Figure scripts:

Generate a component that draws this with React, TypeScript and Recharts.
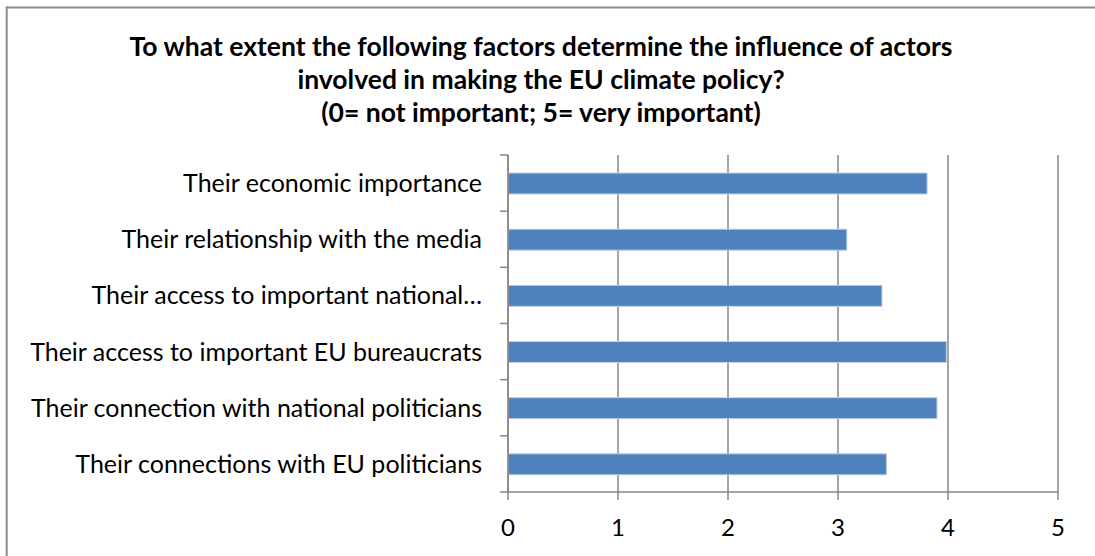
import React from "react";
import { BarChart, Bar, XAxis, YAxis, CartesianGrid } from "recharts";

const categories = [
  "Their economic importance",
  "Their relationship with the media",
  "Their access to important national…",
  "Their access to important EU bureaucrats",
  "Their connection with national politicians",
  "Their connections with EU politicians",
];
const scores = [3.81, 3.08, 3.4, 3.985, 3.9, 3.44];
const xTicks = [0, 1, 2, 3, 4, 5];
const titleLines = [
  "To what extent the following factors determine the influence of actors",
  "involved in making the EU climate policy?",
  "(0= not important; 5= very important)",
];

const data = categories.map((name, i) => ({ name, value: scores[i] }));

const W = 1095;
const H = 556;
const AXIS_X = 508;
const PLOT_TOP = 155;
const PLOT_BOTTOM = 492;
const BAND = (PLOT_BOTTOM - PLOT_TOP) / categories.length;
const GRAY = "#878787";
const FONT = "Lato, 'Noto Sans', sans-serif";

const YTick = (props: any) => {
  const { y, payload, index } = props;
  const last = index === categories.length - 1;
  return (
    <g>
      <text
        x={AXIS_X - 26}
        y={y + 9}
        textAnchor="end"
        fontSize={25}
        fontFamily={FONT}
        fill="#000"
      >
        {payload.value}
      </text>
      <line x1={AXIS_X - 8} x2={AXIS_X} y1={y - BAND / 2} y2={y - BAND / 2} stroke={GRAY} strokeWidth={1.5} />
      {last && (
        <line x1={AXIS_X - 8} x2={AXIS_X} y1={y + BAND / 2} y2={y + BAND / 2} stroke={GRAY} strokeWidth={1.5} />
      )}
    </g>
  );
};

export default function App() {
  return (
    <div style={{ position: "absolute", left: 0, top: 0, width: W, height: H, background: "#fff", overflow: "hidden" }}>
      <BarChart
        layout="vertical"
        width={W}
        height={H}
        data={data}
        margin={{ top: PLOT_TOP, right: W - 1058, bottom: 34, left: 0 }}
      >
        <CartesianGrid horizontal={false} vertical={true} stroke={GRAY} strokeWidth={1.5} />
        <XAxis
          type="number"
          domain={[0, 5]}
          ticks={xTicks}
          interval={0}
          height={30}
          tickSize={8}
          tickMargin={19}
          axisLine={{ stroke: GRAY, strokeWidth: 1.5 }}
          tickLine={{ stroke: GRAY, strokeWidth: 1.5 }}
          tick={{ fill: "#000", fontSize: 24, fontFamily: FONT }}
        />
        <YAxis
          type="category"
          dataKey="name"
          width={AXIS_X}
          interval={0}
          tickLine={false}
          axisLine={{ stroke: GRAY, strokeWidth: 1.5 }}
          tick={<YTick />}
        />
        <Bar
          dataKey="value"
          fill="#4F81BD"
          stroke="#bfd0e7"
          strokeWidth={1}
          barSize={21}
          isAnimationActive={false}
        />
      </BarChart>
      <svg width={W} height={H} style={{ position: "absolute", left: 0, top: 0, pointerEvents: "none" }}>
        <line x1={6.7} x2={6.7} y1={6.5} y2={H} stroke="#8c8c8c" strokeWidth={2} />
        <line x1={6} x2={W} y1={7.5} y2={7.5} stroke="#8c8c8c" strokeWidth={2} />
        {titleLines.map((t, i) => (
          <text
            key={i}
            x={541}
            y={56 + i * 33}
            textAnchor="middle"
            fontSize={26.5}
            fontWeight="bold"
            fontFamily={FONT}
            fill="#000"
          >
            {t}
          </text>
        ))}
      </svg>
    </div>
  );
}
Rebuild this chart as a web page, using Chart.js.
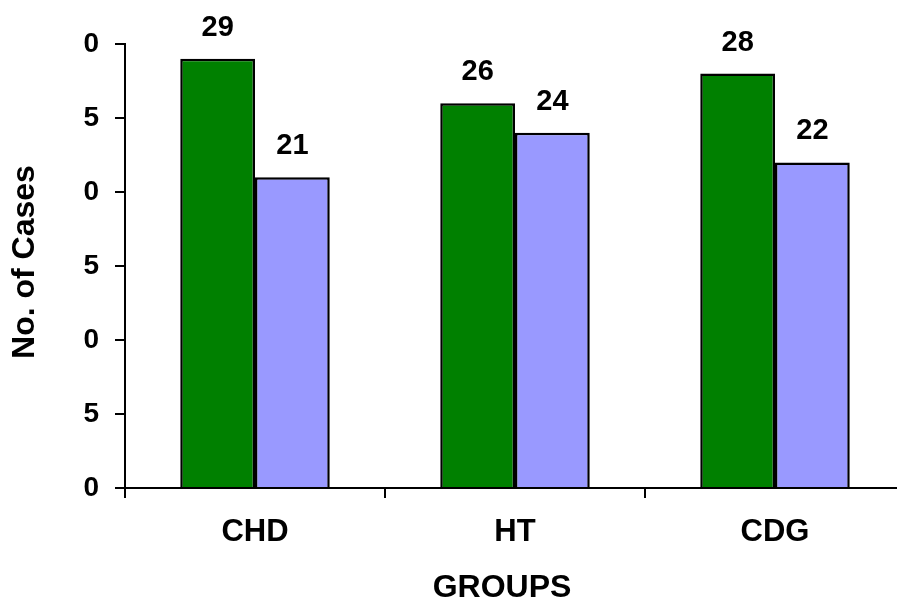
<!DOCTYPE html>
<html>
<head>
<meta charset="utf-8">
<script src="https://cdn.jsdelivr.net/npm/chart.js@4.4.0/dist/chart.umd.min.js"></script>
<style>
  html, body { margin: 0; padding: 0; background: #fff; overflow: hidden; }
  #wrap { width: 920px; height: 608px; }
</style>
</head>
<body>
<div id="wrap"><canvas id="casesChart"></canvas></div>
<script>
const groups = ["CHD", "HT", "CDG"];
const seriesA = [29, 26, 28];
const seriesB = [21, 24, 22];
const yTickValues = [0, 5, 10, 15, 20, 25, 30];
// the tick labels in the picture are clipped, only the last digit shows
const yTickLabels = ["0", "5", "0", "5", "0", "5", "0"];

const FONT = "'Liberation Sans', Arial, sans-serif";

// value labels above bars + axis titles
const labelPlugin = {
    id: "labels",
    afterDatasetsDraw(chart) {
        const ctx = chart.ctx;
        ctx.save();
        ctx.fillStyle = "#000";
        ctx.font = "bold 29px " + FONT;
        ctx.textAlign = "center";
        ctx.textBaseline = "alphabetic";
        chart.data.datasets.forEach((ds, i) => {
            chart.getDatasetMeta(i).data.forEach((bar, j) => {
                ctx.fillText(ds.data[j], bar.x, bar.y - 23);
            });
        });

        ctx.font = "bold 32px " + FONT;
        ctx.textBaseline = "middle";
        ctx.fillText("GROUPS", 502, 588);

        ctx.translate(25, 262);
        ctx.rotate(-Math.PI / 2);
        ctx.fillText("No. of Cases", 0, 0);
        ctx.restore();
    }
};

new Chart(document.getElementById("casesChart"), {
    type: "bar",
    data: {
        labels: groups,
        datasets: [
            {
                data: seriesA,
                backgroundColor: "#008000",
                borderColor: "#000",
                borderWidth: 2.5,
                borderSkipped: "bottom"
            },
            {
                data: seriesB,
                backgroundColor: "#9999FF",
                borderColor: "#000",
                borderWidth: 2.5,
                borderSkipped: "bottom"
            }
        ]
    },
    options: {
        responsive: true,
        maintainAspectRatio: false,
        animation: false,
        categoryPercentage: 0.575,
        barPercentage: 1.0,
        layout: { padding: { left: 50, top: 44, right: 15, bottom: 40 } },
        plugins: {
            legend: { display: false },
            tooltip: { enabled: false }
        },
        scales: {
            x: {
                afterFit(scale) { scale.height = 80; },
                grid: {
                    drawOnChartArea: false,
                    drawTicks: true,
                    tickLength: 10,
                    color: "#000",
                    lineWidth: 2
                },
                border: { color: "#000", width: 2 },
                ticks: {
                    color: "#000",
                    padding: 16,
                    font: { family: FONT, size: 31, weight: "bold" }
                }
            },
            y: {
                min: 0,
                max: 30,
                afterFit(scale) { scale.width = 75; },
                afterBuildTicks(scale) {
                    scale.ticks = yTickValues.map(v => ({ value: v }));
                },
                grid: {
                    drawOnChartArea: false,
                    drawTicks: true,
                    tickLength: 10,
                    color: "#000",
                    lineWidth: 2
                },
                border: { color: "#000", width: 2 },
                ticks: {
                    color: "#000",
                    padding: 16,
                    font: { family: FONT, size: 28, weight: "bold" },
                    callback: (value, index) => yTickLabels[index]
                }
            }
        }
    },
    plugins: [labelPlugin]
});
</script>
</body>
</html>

Task objective:
Copy the records word for word, leaving no picture in the copy.

Result of the task:
Generate a component that draws this with React, TypeScript and Recharts.
import React from "react";
import { BarChart, Bar, XAxis, YAxis, CartesianGrid } from "recharts";

const categories = [
  "Their economic importance",
  "Their relationship with the media",
  "Their access to important national…",
  "Their access to important EU bureaucrats",
  "Their connection with national politicians",
  "Their connections with EU politicians",
];
const scores = [3.81, 3.08, 3.4, 3.985, 3.9, 3.44];
const xTicks = [0, 1, 2, 3, 4, 5];
const titleLines = [
  "To what extent the following factors determine the influence of actors",
  "involved in making the EU climate policy?",
  "(0= not important; 5= very important)",
];

const data = categories.map((name, i) => ({ name, value: scores[i] }));

const W = 1095;
const H = 556;
const AXIS_X = 508;
const PLOT_TOP = 155;
const PLOT_BOTTOM = 492;
const BAND = (PLOT_BOTTOM - PLOT_TOP) / categories.length;
const GRAY = "#878787";
const FONT = "Lato, 'Noto Sans', sans-serif";

const YTick = (props: any) => {
  const { y, payload, index } = props;
  const last = index === categories.length - 1;
  return (
    <g>
      <text
        x={AXIS_X - 26}
        y={y + 9}
        textAnchor="end"
        fontSize={25}
        fontFamily={FONT}
        fill="#000"
      >
        {payload.value}
      </text>
      <line x1={AXIS_X - 8} x2={AXIS_X} y1={y - BAND / 2} y2={y - BAND / 2} stroke={GRAY} strokeWidth={1.5} />
      {last && (
        <line x1={AXIS_X - 8} x2={AXIS_X} y1={y + BAND / 2} y2={y + BAND / 2} stroke={GRAY} strokeWidth={1.5} />
      )}
    </g>
  );
};

export default function App() {
  return (
    <div style={{ position: "absolute", left: 0, top: 0, width: W, height: H, background: "#fff", overflow: "hidden" }}>
      <BarChart
        layout="vertical"
        width={W}
        height={H}
        data={data}
        margin={{ top: PLOT_TOP, right: W - 1058, bottom: 34, left: 0 }}
      >
        <CartesianGrid horizontal={false} vertical={true} stroke={GRAY} strokeWidth={1.5} />
        <XAxis
          type="number"
          domain={[0, 5]}
          ticks={xTicks}
          interval={0}
          height={30}
          tickSize={8}
          tickMargin={19}
          axisLine={{ stroke: GRAY, strokeWidth: 1.5 }}
          tickLine={{ stroke: GRAY, strokeWidth: 1.5 }}
          tick={{ fill: "#000", fontSize: 24, fontFamily: FONT }}
        />
        <YAxis
          type="category"
          dataKey="name"
          width={AXIS_X}
          interval={0}
          tickLine={false}
          axisLine={{ stroke: GRAY, strokeWidth: 1.5 }}
          tick={<YTick />}
        />
        <Bar
          dataKey="value"
          fill="#4F81BD"
          stroke="#bfd0e7"
          strokeWidth={1}
          barSize={21}
          isAnimationActive={false}
        />
      </BarChart>
      <svg width={W} height={H} style={{ position: "absolute", left: 0, top: 0, pointerEvents: "none" }}>
        <line x1={6.7} x2={6.7} y1={6.5} y2={H} stroke="#8c8c8c" strokeWidth={2} />
        <line x1={6} x2={W} y1={7.5} y2={7.5} stroke="#8c8c8c" strokeWidth={2} />
        {titleLines.map((t, i) => (
          <text
            key={i}
            x={541}
            y={56 + i * 33}
            textAnchor="middle"
            fontSize={26.5}
            fontWeight="bold"
            fontFamily={FONT}
            fill="#000"
          >
            {t}
          </text>
        ))}
      </svg>
    </div>
  );
}
Rebuild this chart as a web page, using Chart.js.
<!DOCTYPE html>
<html>
<head>
<meta charset="utf-8">
<script src="https://cdn.jsdelivr.net/npm/chart.js@4.4.0/dist/chart.umd.min.js"></script>
<style>
  html, body { margin: 0; padding: 0; background: #fff; overflow: hidden; }
  #wrap { width: 920px; height: 608px; }
</style>
</head>
<body>
<div id="wrap"><canvas id="casesChart"></canvas></div>
<script>
const groups = ["CHD", "HT", "CDG"];
const seriesA = [29, 26, 28];
const seriesB = [21, 24, 22];
const yTickValues = [0, 5, 10, 15, 20, 25, 30];
// the tick labels in the picture are clipped, only the last digit shows
const yTickLabels = ["0", "5", "0", "5", "0", "5", "0"];

const FONT = "'Liberation Sans', Arial, sans-serif";

// value labels above bars + axis titles
const labelPlugin = {
    id: "labels",
    afterDatasetsDraw(chart) {
        const ctx = chart.ctx;
        ctx.save();
        ctx.fillStyle = "#000";
        ctx.font = "bold 29px " + FONT;
        ctx.textAlign = "center";
        ctx.textBaseline = "alphabetic";
        chart.data.datasets.forEach((ds, i) => {
            chart.getDatasetMeta(i).data.forEach((bar, j) => {
                ctx.fillText(ds.data[j], bar.x, bar.y - 23);
            });
        });

        ctx.font = "bold 32px " + FONT;
        ctx.textBaseline = "middle";
        ctx.fillText("GROUPS", 502, 588);

        ctx.translate(25, 262);
        ctx.rotate(-Math.PI / 2);
        ctx.fillText("No. of Cases", 0, 0);
        ctx.restore();
    }
};

new Chart(document.getElementById("casesChart"), {
    type: "bar",
    data: {
        labels: groups,
        datasets: [
            {
                data: seriesA,
                backgroundColor: "#008000",
                borderColor: "#000",
                borderWidth: 2.5,
                borderSkipped: "bottom"
            },
            {
                data: seriesB,
                backgroundColor: "#9999FF",
                borderColor: "#000",
                borderWidth: 2.5,
                borderSkipped: "bottom"
            }
        ]
    },
    options: {
        responsive: true,
        maintainAspectRatio: false,
        animation: false,
        categoryPercentage: 0.575,
        barPercentage: 1.0,
        layout: { padding: { left: 50, top: 44, right: 15, bottom: 40 } },
        plugins: {
            legend: { display: false },
            tooltip: { enabled: false }
        },
        scales: {
            x: {
                afterFit(scale) { scale.height = 80; },
                grid: {
                    drawOnChartArea: false,
                    drawTicks: true,
                    tickLength: 10,
                    color: "#000",
                    lineWidth: 2
                },
                border: { color: "#000", width: 2 },
                ticks: {
                    color: "#000",
                    padding: 16,
                    font: { family: FONT, size: 31, weight: "bold" }
                }
            },
            y: {
                min: 0,
                max: 30,
                afterFit(scale) { scale.width = 75; },
                afterBuildTicks(scale) {
                    scale.ticks = yTickValues.map(v => ({ value: v }));
                },
                grid: {
                    drawOnChartArea: false,
                    drawTicks: true,
                    tickLength: 10,
                    color: "#000",
                    lineWidth: 2
                },
                border: { color: "#000", width: 2 },
                ticks: {
                    color: "#000",
                    padding: 16,
                    font: { family: FONT, size: 28, weight: "bold" },
                    callback: (value, index) => yTickLabels[index]
                }
            }
        }
    },
    plugins: [labelPlugin]
});
</script>
</body>
</html>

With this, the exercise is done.